他已经派人去找陆燃灰,想告诉他自己绝对没有变心,是被逼迫着订婚的,让他千万相信自己,再给他一段时间。
差一点,只差一点点,他就能彻底掌握云氏的话语权——到时候别说云渡或者云夫人,即使是云老,也不再能奈何他半分。

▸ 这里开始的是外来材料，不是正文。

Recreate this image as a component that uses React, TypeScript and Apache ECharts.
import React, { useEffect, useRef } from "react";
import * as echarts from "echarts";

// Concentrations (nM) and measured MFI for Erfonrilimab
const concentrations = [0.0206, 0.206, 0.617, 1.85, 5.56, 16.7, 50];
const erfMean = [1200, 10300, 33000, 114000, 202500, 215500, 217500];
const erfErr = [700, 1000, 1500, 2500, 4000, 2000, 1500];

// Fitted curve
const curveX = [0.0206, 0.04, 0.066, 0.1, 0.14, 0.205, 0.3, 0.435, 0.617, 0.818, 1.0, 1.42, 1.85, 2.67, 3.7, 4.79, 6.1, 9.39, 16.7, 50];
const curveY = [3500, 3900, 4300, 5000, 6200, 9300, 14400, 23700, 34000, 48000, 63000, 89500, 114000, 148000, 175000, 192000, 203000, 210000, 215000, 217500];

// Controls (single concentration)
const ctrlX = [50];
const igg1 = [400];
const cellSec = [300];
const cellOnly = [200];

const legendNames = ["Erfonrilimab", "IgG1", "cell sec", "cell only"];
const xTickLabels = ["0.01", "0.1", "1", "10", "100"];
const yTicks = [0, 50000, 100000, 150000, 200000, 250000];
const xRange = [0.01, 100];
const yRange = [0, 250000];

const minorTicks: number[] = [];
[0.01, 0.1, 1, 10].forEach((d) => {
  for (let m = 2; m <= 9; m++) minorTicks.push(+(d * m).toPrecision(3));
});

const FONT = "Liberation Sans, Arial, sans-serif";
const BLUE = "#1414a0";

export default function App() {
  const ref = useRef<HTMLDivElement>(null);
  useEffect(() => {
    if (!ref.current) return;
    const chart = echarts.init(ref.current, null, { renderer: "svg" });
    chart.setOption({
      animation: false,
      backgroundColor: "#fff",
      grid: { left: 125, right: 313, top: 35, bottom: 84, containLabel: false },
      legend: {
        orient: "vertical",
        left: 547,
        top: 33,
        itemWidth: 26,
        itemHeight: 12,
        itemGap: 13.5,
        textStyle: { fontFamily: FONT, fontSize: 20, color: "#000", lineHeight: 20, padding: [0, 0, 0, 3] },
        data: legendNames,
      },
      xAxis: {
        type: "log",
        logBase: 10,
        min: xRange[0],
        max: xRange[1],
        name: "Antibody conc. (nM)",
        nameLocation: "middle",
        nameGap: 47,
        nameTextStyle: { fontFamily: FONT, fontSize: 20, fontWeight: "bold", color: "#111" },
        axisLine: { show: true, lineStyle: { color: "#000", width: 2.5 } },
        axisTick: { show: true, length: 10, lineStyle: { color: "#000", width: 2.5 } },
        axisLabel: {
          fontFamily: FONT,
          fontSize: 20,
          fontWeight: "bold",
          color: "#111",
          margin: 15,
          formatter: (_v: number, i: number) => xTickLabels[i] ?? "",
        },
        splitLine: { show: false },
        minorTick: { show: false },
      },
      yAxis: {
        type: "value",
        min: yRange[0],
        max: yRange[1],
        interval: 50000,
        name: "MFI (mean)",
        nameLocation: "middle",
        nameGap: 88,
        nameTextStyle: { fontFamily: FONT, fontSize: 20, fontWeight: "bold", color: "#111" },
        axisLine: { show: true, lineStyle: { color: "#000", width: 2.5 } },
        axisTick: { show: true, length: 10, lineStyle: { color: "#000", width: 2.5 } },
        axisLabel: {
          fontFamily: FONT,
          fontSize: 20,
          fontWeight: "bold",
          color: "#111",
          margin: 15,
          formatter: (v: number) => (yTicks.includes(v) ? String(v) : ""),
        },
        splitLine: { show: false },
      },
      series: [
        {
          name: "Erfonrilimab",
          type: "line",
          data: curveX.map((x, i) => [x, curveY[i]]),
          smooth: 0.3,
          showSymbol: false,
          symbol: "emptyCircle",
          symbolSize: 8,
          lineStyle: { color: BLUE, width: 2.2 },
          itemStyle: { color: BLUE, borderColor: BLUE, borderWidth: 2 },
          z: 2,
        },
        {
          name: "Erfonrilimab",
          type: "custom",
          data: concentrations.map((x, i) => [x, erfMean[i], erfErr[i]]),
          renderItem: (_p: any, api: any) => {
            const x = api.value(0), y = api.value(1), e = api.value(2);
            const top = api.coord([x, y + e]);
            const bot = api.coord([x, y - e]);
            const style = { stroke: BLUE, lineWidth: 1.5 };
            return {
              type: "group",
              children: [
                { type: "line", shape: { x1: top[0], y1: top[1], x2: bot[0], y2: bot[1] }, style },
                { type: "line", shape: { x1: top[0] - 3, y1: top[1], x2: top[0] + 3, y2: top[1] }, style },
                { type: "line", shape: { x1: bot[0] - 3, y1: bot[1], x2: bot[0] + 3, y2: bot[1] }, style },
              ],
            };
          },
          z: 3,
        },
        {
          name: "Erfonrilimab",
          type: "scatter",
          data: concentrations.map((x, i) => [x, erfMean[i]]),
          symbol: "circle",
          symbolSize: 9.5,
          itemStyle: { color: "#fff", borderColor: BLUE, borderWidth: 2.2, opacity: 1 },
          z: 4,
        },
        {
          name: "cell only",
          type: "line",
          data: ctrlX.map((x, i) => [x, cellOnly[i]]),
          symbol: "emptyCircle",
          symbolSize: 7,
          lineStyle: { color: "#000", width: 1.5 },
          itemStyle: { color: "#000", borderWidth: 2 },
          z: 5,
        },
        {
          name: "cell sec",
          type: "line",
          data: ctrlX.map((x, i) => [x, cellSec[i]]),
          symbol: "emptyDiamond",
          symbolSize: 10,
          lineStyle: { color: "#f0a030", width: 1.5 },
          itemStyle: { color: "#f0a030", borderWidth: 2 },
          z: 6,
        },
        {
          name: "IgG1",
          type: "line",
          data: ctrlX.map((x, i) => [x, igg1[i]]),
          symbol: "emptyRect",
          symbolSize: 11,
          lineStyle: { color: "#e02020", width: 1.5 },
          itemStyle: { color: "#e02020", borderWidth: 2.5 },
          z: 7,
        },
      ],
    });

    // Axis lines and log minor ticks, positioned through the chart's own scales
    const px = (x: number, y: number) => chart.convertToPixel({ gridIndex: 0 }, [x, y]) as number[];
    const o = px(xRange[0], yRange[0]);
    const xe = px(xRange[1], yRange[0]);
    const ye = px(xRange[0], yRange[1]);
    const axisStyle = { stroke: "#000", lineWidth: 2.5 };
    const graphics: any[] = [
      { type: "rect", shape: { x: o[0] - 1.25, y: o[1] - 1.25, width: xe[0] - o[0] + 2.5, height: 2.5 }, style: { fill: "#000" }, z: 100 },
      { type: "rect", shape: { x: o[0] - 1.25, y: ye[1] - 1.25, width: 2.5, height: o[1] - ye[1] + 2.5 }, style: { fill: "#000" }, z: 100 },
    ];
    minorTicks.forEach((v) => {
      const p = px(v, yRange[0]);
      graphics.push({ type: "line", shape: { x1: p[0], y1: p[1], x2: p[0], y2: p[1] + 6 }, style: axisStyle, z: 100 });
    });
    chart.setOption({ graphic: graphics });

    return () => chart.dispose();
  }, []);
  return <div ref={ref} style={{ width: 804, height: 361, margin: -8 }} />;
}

但偏偏派出去的下属全都扑了个空,到处找不到陆燃灰的人影。
他们也很迷惑:明明前两天,陆燃灰还好好地在酒吧里打工,怎么偏偏今天就不见了?
所有常去的地方都找了一圈,连a大校园的地皮都搜刮了一遍,也没找到。
不详的预感越发浓重,云曳心神不宁,完全是被林萧落指引着完成了订婚流程。
被他从内到外的急躁感染,林萧落还以为他在担心以后的安排,在交换戒指的时候,小声安慰他:“你别急,订婚到领证还有很久呢,我也会尽量说服我爸爸的……”

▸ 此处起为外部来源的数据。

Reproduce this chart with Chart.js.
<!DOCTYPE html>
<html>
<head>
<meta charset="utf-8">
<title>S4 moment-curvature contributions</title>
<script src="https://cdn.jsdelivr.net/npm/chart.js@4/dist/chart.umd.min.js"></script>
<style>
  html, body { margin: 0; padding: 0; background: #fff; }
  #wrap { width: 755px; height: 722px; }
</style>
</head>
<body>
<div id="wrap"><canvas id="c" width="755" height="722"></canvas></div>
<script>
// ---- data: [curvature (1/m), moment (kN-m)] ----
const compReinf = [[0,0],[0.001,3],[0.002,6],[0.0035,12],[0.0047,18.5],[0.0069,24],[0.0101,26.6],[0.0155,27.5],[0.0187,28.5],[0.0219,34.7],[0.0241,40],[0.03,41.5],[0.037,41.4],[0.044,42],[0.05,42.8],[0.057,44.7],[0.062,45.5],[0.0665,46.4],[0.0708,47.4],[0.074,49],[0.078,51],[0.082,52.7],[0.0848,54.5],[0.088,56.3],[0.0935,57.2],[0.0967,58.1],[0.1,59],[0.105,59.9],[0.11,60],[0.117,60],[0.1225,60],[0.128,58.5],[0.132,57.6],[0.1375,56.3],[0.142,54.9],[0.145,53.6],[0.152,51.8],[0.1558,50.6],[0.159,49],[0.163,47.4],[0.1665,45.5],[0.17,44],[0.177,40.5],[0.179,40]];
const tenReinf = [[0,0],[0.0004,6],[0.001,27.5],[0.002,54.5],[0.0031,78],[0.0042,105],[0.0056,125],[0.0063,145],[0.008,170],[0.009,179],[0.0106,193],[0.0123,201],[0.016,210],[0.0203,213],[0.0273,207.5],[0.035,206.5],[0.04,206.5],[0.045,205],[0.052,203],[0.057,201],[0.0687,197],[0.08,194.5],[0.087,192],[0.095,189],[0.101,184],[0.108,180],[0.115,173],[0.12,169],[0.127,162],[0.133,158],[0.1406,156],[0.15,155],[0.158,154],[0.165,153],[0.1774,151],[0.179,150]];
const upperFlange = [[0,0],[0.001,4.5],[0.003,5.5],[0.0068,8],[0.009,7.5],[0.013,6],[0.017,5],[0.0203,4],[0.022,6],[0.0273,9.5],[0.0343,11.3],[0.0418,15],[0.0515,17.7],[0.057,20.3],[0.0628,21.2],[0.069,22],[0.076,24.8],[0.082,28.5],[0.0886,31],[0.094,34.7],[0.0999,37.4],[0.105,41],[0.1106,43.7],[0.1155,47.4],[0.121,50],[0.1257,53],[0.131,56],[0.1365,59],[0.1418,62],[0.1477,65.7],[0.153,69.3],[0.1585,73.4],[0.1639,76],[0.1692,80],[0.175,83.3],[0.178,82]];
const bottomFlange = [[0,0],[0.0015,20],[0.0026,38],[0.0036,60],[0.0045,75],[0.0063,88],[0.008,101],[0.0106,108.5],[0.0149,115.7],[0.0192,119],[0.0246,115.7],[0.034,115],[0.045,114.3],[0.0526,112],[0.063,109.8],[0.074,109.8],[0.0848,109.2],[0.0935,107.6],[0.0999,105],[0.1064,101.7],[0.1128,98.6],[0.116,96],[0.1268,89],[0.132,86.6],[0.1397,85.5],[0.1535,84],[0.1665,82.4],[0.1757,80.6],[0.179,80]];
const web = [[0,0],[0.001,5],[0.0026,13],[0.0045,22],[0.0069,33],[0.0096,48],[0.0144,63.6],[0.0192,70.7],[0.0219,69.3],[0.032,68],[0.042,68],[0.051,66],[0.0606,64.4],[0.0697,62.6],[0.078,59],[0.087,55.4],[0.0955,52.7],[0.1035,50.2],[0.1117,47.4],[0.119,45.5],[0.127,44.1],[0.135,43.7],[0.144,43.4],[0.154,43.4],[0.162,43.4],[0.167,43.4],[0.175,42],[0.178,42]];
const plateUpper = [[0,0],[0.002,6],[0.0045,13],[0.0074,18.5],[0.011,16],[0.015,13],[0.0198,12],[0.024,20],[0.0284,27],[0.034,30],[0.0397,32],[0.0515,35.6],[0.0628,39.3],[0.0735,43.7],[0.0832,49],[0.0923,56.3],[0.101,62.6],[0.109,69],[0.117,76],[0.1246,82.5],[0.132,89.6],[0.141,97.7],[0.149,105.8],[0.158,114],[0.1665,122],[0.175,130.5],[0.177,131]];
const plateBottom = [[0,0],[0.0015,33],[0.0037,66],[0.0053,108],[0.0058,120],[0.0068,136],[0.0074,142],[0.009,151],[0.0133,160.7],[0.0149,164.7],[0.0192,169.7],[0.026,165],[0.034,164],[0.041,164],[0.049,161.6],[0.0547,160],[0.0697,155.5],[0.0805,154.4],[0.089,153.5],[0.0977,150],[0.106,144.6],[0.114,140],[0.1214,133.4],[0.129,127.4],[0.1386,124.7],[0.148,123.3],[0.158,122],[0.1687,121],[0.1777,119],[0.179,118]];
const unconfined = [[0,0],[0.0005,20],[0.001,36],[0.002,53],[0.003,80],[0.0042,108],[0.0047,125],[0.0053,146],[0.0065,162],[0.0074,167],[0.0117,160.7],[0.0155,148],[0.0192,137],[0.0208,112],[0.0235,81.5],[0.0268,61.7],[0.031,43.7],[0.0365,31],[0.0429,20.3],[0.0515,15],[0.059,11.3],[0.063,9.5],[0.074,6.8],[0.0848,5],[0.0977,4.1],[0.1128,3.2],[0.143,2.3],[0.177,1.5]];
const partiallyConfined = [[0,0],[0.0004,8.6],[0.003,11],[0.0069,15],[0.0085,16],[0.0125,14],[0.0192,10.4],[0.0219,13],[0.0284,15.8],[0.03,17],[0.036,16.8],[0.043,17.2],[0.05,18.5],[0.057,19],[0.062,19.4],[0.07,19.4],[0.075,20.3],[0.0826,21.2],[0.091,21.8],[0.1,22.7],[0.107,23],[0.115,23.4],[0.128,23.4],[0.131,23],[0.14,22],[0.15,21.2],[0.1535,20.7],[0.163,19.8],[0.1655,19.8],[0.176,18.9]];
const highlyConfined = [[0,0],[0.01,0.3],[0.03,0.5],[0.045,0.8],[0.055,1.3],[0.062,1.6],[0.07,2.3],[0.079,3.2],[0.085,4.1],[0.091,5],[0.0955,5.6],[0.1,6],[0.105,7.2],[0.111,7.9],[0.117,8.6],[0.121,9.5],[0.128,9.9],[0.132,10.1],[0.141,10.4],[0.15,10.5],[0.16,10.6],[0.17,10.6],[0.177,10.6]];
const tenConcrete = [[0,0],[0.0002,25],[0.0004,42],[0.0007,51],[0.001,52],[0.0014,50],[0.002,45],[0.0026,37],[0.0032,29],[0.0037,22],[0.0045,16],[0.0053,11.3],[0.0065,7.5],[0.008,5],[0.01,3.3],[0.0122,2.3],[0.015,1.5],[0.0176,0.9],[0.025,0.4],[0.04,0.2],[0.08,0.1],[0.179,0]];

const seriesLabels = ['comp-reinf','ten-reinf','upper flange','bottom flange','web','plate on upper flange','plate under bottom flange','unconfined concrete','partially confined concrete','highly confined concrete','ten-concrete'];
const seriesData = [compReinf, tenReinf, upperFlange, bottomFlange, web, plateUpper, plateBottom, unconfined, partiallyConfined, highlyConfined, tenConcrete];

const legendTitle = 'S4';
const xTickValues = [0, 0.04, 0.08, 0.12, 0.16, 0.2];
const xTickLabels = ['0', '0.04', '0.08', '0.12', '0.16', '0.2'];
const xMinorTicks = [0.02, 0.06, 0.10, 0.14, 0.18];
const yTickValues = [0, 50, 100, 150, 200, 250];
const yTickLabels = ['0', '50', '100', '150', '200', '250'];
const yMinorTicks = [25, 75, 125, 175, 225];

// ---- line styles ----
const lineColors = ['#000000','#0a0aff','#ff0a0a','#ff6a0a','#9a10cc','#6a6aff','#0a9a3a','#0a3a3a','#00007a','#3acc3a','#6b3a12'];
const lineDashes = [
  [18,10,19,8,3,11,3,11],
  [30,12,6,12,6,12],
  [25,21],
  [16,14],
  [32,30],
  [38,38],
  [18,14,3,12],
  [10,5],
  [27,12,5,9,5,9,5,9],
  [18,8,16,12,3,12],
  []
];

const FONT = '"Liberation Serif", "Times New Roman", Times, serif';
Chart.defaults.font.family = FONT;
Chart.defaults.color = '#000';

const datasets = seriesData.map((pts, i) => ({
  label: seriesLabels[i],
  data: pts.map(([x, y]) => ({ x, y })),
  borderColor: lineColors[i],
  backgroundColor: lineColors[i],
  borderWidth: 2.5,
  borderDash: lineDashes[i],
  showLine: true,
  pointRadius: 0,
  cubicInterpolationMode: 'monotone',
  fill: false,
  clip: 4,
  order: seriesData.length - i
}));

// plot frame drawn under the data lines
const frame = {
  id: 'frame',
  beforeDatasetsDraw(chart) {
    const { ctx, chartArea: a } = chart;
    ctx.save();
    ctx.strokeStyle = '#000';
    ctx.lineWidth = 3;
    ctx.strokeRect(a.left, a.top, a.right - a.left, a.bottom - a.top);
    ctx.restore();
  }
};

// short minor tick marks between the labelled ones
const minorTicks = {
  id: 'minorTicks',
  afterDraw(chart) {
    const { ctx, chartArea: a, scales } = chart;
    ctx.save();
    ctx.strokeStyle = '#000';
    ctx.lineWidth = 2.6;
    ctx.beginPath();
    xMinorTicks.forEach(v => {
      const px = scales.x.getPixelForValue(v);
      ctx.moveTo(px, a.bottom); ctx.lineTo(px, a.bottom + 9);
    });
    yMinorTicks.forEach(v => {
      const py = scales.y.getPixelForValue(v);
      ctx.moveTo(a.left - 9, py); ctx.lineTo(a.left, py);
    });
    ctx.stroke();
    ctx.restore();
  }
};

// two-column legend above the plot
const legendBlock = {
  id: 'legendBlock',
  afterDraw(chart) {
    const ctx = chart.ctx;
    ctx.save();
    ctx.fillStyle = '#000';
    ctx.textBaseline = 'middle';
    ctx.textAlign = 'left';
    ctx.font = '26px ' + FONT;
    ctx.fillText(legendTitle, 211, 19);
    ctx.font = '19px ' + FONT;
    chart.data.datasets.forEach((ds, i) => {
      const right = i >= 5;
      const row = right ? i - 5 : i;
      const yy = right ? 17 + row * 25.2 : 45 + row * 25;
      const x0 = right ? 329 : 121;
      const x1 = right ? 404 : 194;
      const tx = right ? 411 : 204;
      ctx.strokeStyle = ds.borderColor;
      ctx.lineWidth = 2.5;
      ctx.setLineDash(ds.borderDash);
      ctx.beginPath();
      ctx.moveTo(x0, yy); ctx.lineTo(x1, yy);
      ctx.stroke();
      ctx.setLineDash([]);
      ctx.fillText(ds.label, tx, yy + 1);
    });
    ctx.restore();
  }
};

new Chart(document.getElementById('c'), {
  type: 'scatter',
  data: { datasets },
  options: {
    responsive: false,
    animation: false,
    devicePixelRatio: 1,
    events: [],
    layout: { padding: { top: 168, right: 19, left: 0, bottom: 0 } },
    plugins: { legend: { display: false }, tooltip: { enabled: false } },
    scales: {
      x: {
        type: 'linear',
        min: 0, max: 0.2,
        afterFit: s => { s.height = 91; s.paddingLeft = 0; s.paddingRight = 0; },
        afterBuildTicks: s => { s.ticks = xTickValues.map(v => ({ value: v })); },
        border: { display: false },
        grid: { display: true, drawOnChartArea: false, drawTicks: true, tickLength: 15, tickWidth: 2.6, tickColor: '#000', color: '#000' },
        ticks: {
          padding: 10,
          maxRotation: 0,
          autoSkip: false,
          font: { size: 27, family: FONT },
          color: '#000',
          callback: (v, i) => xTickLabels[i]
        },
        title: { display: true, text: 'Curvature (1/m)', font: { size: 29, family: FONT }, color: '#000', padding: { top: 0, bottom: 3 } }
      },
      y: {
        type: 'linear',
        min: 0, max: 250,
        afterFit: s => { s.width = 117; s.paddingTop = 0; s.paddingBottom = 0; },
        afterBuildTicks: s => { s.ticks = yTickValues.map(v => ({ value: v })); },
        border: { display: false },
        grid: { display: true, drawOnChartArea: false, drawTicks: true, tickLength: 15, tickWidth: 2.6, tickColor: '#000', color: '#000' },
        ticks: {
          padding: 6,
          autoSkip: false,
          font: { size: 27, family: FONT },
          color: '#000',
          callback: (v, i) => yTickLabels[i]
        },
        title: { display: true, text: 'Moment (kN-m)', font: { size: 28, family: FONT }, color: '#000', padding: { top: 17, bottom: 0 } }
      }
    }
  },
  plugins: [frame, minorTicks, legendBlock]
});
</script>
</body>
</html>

正说着,云曳的手机突然在口袋里震动两声,是下属发了一条短信。
云曳眼睛一亮,立刻借着礼台的遮挡,低头看了一眼手机。
林萧落不知那条短信说了什么,只看见大少爷骤变的脸色。
当着满酒店宾客的面,众目睽睽之下,他彻底失了态。
尚待交换的戒指滚落在地,云曳疯了一样地冲出大门。
新郎逃婚了!
一片哗然,大屏幕上还在直播着这场世纪订婚,把林萧落的懵逼和云曳狂奔的背影全都转播了出去。
林老的脸色难看到了极点:“老云,你这是……?”
云老脸色铁青,奋力敲着拐杖:“愣着干什么,都给我追!”
穿着繁缛的西装狂奔一路,肺里升疼,呼吸间都泛起了血腥气,云曳的速度却没有减慢丝毫。

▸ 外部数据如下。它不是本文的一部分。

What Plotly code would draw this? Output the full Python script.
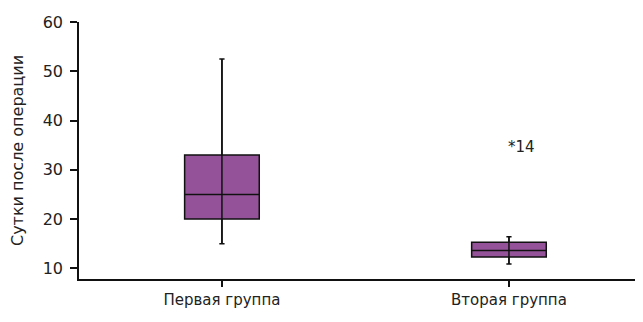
import plotly.graph_objects as go

categories = ["Первая группа", "Вторая группа"]
q1 = [20.0, 12.3]
median = [25.0, 13.6]
q3 = [33.0, 15.3]
lower_whisker = [15.0, 10.9]
upper_whisker = [52.5, 16.4]
outlier_category = ["Вторая группа"]
outlier_value = [35.0]
outlier_label = ["*14"]
y_ticks = [10, 20, 30, 40, 50, 60]
y_title = "Сутки после операции"

font_family = "DejaVu Sans, Verdana, sans-serif"
text_color = "#222222"
line_color = "#111111"

fig = go.Figure()
fig.add_trace(go.Box(
    x=categories,
    q1=q1, median=median, q3=q3,
    lowerfence=lower_whisker, upperfence=upper_whisker,
    fillcolor="#945399",
    line=dict(color=line_color, width=1.5),
    width=0.26,
    whiskerwidth=0.07,
    boxpoints=False,
    hoverinfo="skip",
    showlegend=False,
))

# whisker line continuing through the box (as in the reference)
for c, lo, hi in zip(categories, lower_whisker, upper_whisker):
    fig.add_trace(go.Scatter(
        x=[c, c], y=[lo, hi], mode="lines",
        line=dict(color=line_color, width=1.5),
        hoverinfo="skip", showlegend=False,
    ))

for c, v, t in zip(outlier_category, outlier_value, outlier_label):
    fig.add_annotation(x=c, y=v, text=t, showarrow=False, xanchor="left",
                       yanchor="middle", xshift=-3, yshift=-2,
                       font=dict(family=font_family, size=15, color=text_color))

# page body has an 8px default margin, so the figure is offset by 8px
fig.update_layout(
    width=635, height=314,
    margin=dict(l=71, r=0, t=14, b=43),
    paper_bgcolor="white", plot_bgcolor="white",
    font=dict(family=font_family, size=15, color=text_color),
    xaxis=dict(
        type="category",
        range=[-0.498, 1.467],
        automargin=False,
        showline=True, linecolor=line_color, linewidth=1.5,
        ticks="outside", ticklen=6, tickcolor=line_color, tickwidth=1.5,
        showgrid=False, zeroline=False,
        tickfont=dict(size=15),
    ),
    yaxis=dict(
        range=[7.83, 60],
        tickvals=y_ticks,
        automargin=False,
        showline=True, linecolor=line_color, linewidth=1.5,
        ticks="outside", ticklen=7, tickcolor=line_color, tickwidth=1.5,
        ticklabelstandoff=4,
        showgrid=False, zeroline=False,
        title=dict(text=y_title, font=dict(size=16), standoff=19),
        tickfont=dict(size=16),
    ),
)

fig.write_html("out.html")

刚出酒店没多久,就看见宽阔马路上的停了辆面包车,车头已经被冲力撞得不成样子。
入目的大片鲜红,瞬间刺痛了云曳的眼。
警戒线已经被拉起来,旁边站了几个看热闹的围观群众,涉事车辆的司机正在为自己辩解:“警察同志,我真没看见他啊!这里正好是个大弯,我承认我有点超速,但真不是故意的……”
外界什么样的喧嚣,云曳都已经听不见了。
他的世界里,只剩下那具躺在血泊中的、血肉模糊的身体。
“陆……”
理智在彻底崩溃的边缘摇摇欲坠,云曳踉踉跄跄,慢慢穿过了警戒线,跪在血泊里。
昂贵挺括的西装面料浸染成黑红色,他浑然不觉,抖着手,慢慢将躺在地上的那个人扶进自己怀里。
身体被翻转,露出一张沾满鲜血和泥土、安安静静的脸。
那双熟悉的、温柔带笑的眼睛,此时紧紧闭着,悄无声息。
再睁眼,已经是医院刺目的天花板。
空气中是刺鼻的消毒水味,苏展坐在一旁,一脸苦大仇深地看着吊瓶。
冷不丁察觉到云曳的苏醒,他立刻起身,瞪大了眼冲到云曳面前:“曳哥!”
顿了顿,又极为小心地观察他的神情,像是在畏惧什么:“曳哥……”
云曳出乎意料的平静。
他开口,因为缺水,声音哑得不像话:“我怎么了。”
苏展嘴张张合合,像是完全没想到云曳会这么冷静,简直像是失忆了一样。
最后,他决定不瞒着云曳,低声道:“……你晕了。”
想起当时的场面,苏展还心有余悸。
当时云曳死抱着陆燃灰的尸体不放手,像是疯了一样,差点和警察打起来。
最后还是被赶来的医生强行打了镇定剂,才终于昏死过去。
“曳哥,我知道你心里难受,我也难受,但是……”苏展看着眼底无波无澜的云曳,有点说不下去了。
这还是之前那个要死要活的云曳?
明明是再平静不过的眼神,苏展心里却直发毛。
他定了定神才继续说:“但是你这一逃婚,现在有一大堆烂摊子,而且老爷子也气坏了,现在八成在赶过来的路上。”
“你得振作起来,把这一切处理好,才能给陆燃灰报仇啊!”苏展语气越说越激动,“那车祸肯定不是意外!”
云曳目光平静:“我知道。”
苏展:你真的知道?
他第一次面对这样的云曳,简直称得上是手足无措,既慌且怂。
直到云老来到病房内,才如蒙大赦地离开。
云老挥退了其他人,慢慢拄着拐走上前来,浑浊的眼珠一错不错地注视着他唯一承认的亲孙子。